February 1, 2011

Getting the Signal: 37signals Chicago Office

Employees at 37signals, a Chicago software-development company, have the option to work at home full-time, and most elected to do so—until the company moved. “Most people come into the office every day now,” president Jason Fried says. He attributes that revolution to the meticulously planned, highly refined design by Brininstool, Kerwin & Lynch.

Getting the Signal

“Their work is very thoughtful,” Fried continues. “And our own work is all about paying attention to the small stuff.” This shared set of values resulted in a 10,000-square-foot loft workplace that, on the one hand, strives to be free of clutter and distractions but, on the other, is filled with tactile materials that counterbalance the virtual nature of the company’s on-line products. “The space is all about focus, so they can do their best work,” Brad Lynch says.

Most of that work takes place in an office area with oak-topped workstations and red-and-gray striated carpet tile.
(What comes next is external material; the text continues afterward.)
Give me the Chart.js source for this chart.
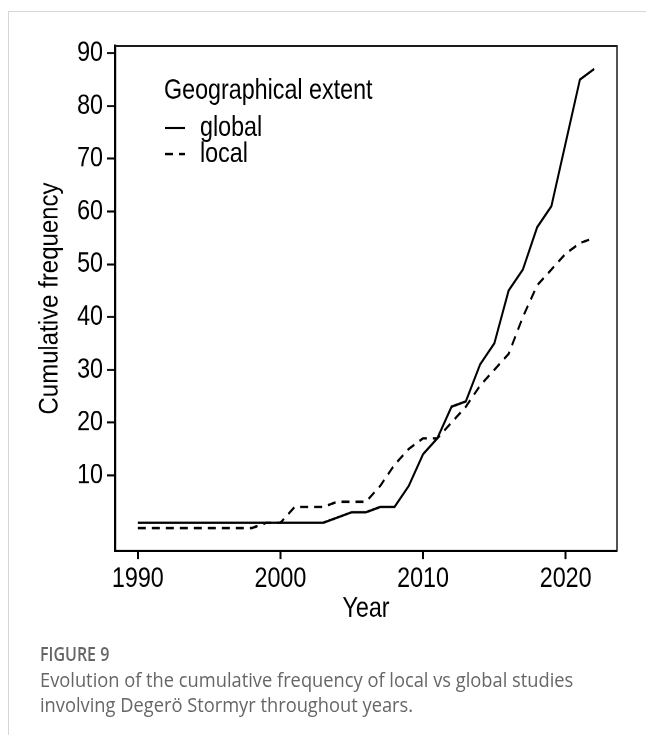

The other two zones are reception, which includes the walnut-floored lunchroom-lounge, and a freestanding volume containing five meeting rooms. On the outside, this volume is partially clad in sound-absorbing gray wool felt stacked in strips, like the ends of a blackboard eraser, and some of the walls inside are surfaced in actual blackboard. Considerably more grown-up is the furniture, a mix of such mid-century classics as chairs by Charles and Ray Eames and Harry Bertoia, sofas by Florence Knoll, and benches by Chicago’s own Ludwig Mies van der Rohe.